By Krishna Advani
Background Image: Google Images
Dear Vincent van Gogh,
I am not going to insult your pain by pretending to know what it is that you went through. All that torment and defeat must have caused more horrors for you than your pieces of art will ever reflect. But whatever empathy I do have in me- it is all yours.
I am not going to attempt to assuage your anguish- I know it is far beyond our ability to fathom it. But I will tell you this: for every brush stroke you made, for every masterpiece they never valued; you have created artists who aspire to be like you, and you have people like me who wish they had any talent with a paint and canvas. You have people like me who wish they could turn back time and help you realize that each one of those stars you have painted in the sky of your painting collectively cannot shine brighter than you did on Earth.
You chose love. You chose it even when it didn’t choose you. That itself makes you an inspiration for everyone else. I am so sorry that you were never understood. You didn’t need to fit into any constellation they designed because you were (and are) one entirely of your own. You continued to dream in color amidst a black and white world and that makes you a brave, brave man. I know it because I can see how you bleed into your paintings. One cannot even hope to find such sunflowers anywhere but in your imagination.
I only wish you could see how much you mean to the world today. I wish I had a way to drag you by the hand from your room in Auvers-sur-Oise to the Louvre so you can see the enchanting spell of your hands cast on all the people who consider you the ‘Father of Modern Art’. You never were and never will be the Nobody you thought yourself to be, Vincent. You were an evangelic being who displayed his poetry in ways they couldn’t understand.

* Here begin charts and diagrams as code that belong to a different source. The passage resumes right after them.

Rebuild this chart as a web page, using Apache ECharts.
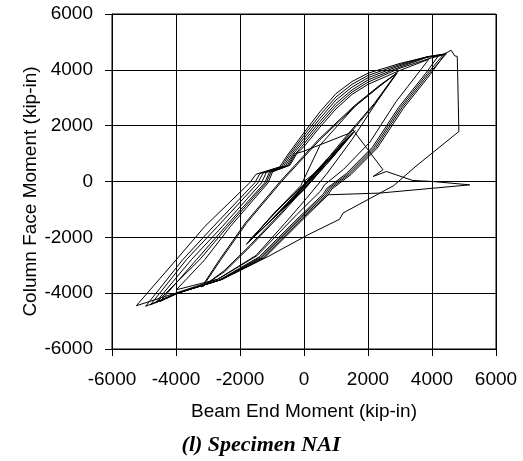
<!DOCTYPE html>
<html>
<head>
<meta charset="utf-8">
<script src="https://cdn.jsdelivr.net/npm/echarts@6/dist/echarts.min.js"></script>
<style>
html,body{margin:0;padding:0;background:#fff;}
#chart{width:523px;height:461px;}
</style>
</head>
<body>
<div id="chart"></div>
<script>
// Axis ticks
const xTicks = [-6000, -4000, -2000, 0, 2000, 4000, 6000];
const yTicks = [-6000, -4000, -2000, 0, 2000, 4000, 6000];

// Small elastic cycles
const elastic = [[0,0],[500,450],[1000,1050],[400,350],[-300,-550],[-1000,-1350],[-400,-650],[300,250],[1050,1100],[300,200],[-400,-700],[-1050,-1400],[-300,-500],[500,450],[1500,1700],[800,800],[0,-250],[-800,-1150],[-1700,-2100],[-800,-1000],[0,-100],[800,900],[1550,1780],[800,750],[0,-300],[-900,-1250],[-1750,-2200],[-900,-1100],[0,-120],[850,950],[1600,1820],[850,800],[0,-280],[-950,-1300],[-1800,-2250],[-950,-1150],[-100,-150]];

// Intermediate cycles
const cycleB = [[500,1300],[1600,2700],[2400,3450],[2890,3880],
  [2200,2800],[1300,1600],[300,200],[-700,-1100],[-1700,-2300],[-2500,-3200],[-3160,-3760],
  [-2600,-2800],[-1800,-1500],[-700,0],[500,1500],[1600,2700],[2400,3450],[2920,3900],
  [2230,2800],[1330,1580],[330,170],[-680,-1130],[-1680,-2330],[-2480,-3230],[-3200,-3780],
  [-2640,-2800],[-1830,-1480],[-730,20],[470,1520],[1580,2720],[2380,3460],[2880,3860]];

const cycleC = [[2300,2900],[1500,1500],[700,260],[80,-600],[-600,-1500],[-1500,-2650],[-2700,-3500],[-3990,-3880],
  [-3100,-2800],[-2300,-1610],[-1125,-50],[-980,350],[-440,580],[-220,1010],[0,1250],[500,1950],[1000,2600],[1500,3120],[2000,3480],[3000,3980],[3900,4380],
  [3680,4050],[2870,2850],[2060,1410],[1240,440],[640,-120],[520,-340],[-230,-1190],[-1460,-2650],[-2690,-3500],[-4020,-4000],[-5240,-4450]];

// Large cycles
const cycleA1 = [[-3990,-2800],[-3100,-1610],[-1700,-50],[-1500,260],[-760,520],[-520,940],[0,1750],[500,2500],[1000,3150],[1500,3580],[2000,3880],[3000,4230],[3800,4450],[4200,4500],
  [3800,3870],[2960,2660],[2140,1230],[1320,280],[720,-240],[600,-450],[-150,-1270],[-1400,-2700],[-2650,-3530],[-4000,-4020],[-4950,-4470]];
const cycleA2 = [[-3790,-2800],[-2830,-1610],[-1540,-50],[-1380,280],[-700,540],[-460,960],[0,1650],[500,2380],[1000,3030],[1500,3480],[2000,3800],[3000,4190],[3850,4470],[4350,4540],
  [3850,3860],[3010,2650],[2190,1220],[1370,270],[770,-250],[650,-460],[-110,-1280],[-1360,-2710],[-2620,-3530],[-3980,-4010],[-4800,-4420]];
const cycleA3 = [[-3675,-2800],[-2700,-1610],[-1440,-50],[-1280,300],[-640,550],[-400,970],[0,1550],[500,2260],[1000,2920],[1500,3380],[2000,3720],[3000,4150],[3900,4480],[4450,4580],
  [3900,3850],[3060,2640],[2240,1210],[1420,260],[820,-260],[700,-470],[-70,-1290],[-1320,-2720],[-2600,-3520],[-3950,-4000],[-4650,-4350]];
const cycleA4 = [[-3520,-2800],[-2550,-1610],[-1330,-50],[-1180,320],[-580,560],[-340,980],[0,1450],[500,2150],[1000,2800],[1500,3280],[2000,3640],[3000,4100],[3850,4450],[4400,4560],
  [3950,3840],[3110,2630],[2290,1200],[1470,250],[870,-270],[750,-480],[-30,-1300],[-1280,-2730],[-2570,-3510],[-3920,-3990],[-4500,-4300]];
const cycleA5 = [[-3360,-2800],[-2450,-1610],[-1230,-50],[-1080,330],[-520,570],[-300,990],
  [-30,1075],[1375,1710],[1530,1850],[2470,420],[2160,180],[2575,358],[3400,36],[4030,0],[5180,-120],[2365,-415],[750,-476],[800,-490],
  [10,-1310],[-1240,-2740],[-2540,-3500],[-3900,-3980],[-4600,-4320]];
const cycleA6 = [[-3260,-2800],[-2380,-1610],[-1180,-50],[-1030,340],[-480,575],[-260,1000],[0,1350],[500,2050],[1000,2700],[1500,3200],[2000,3560],[3000,4060],[3900,4400],[4300,4520],[4600,4700]];
const finalBranch = [[4710,4500],[4790,4480],[4840,1790],[3500,550],[2800,-150],[1220,-1130],[1115,-1350],[125,-1910],[-1125,-2690],[-2200,-3300]];

const path = [].concat(elastic, cycleB, cycleC, cycleA1, cycleA2, cycleA3, cycleA4, cycleA5, cycleA6, finalBranch);

const chart = echarts.init(document.getElementById('chart'), null, {renderer: 'canvas'});
const fontSans = "'Liberation Sans', Arial, sans-serif";
const axisCommon = {
  type: 'value', min: -6000, max: 6000, interval: 2000,
  axisLine: {show: true, onZero: false, lineStyle: {color: '#000', width: 1}},
  axisTick: {show: true, inside: false, length: 7, lineStyle: {color: '#000'}},
  splitLine: {show: true, lineStyle: {color: '#000', width: 1}},
  nameLocation: 'middle',
  nameMoveOverlap: false,
  nameTextStyle: {fontFamily: fontSans, fontSize: 19, color: '#000'}
};
chart.setOption({
  animation: false,
  backgroundColor: '#fff',
  grid: {left: 112, top: 14, width: 384, height: 335, show: true, borderColor: '#000', borderWidth: 1},
  xAxis: Object.assign({}, axisCommon, {
    name: 'Beam End Moment (kip-in)', nameGap: 53,
    axisLabel: {margin: 21, fontFamily: fontSans, fontSize: 19, color: '#000',
      formatter: v => xTicks.indexOf(v) >= 0 ? String(v) : ''}
  }),
  yAxis: Object.assign({}, axisCommon, {
    name: 'Column Face Moment (kip-in)', nameGap: 72,
    nameTextStyle: {fontFamily: fontSans, fontSize: 19, color: '#000', padding: [0, 20, 0, 0]},
    axisLabel: {margin: 19, fontFamily: fontSans, fontSize: 19, color: '#000',
      formatter: v => yTicks.indexOf(v) >= 0 ? String(v) : ''}
  }),
  graphic: [{
    type: 'text', x: 261, y: 445,
    style: {text: '(l) Specimen NAI', font: "italic bold 22px 'Liberation Serif', 'Times New Roman', serif", fill: '#000', textAlign: 'center', textVerticalAlign: 'middle'}
  }],
  series: [{
    type: 'line', data: path, showSymbol: false, symbol: 'none',
    lineStyle: {color: '#000', width: 1}, clip: true
  }]
});
</script>
</body>
</html>
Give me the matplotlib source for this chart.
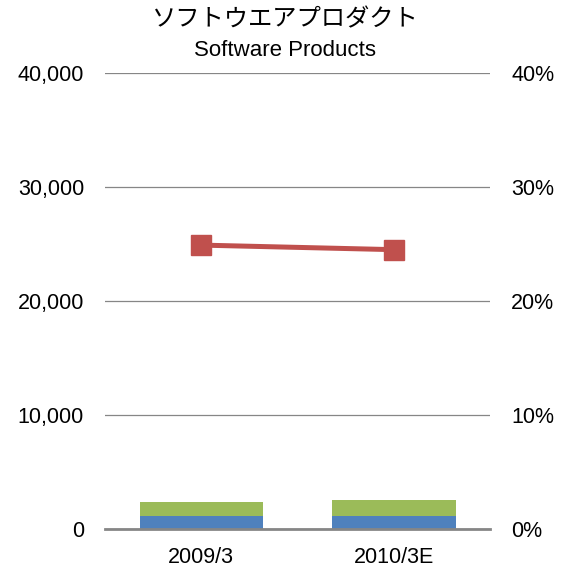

This same poetry will one day be revered, studied and idolized by the best of the best in your field. As for me? I’m not a painter. I’m not the kind of artist with a palette. But the reason I can tell you all of this and love your work is because your art isn’t just beautiful; it makes a person feel something- just like art should.
I can’t help but cry every time I think of how you never felt loved. All you saw in yourself were inadequacies they convinced you that you were full of. And for every drop that falls, I cannot help but wonder if the prostitute knew you loved her. If your brother knew you had no choice. To imagine how lonely you must be to literally give a piece of yourself to prove to someone you love them. You were all heart with a need to be loved and it hurts me that you never got that. I’d hate to think that you considered yourself unlovable. You weren’t. You were an incredible soul.
There is this perception that as you grow older, it is about time you ‘toughen up’. You stop letting yourself get affected by the smaller things in life and start making a stronger version of yourself instead. I was well on my way to believing that is true when I saw your story. That changed me, and now I stand convinced that this empathy is what makes me different. For had you stumbled upon someone with a shred of empathy, you would not have been as broken as you became. On some days I convince myself that niceness in the world is only returned with vicious intention- but even on those days, there is a little girl in me who cries when she thinks of the time you ate yellow paint, thinking it would make you feel happy on the inside. That keeps me from doing the one thing worse than hating- becoming apathetic.
I want to thank you, Vincent. And I want you to now that you were the last thing from a failure. You succeeded in making the world see, through your work, all that you have in your heart. Just like you wanted to. You have touched innumerable people with your art, and succeeded in making us say “he feels deeply, he feels tenderly.” You did all of it and more. And above all, you showed us that the best way to get to a star is flying without air. I hope your journey after the one on Earth was filled with everything we failed to give you. I hope the sunflowers in heaven are the ones you painted and that the sun itself borrows its shine from you. You deserve that happiness.
A Dreamer Renewed
P.S: The sadness won’t last forever. I promise.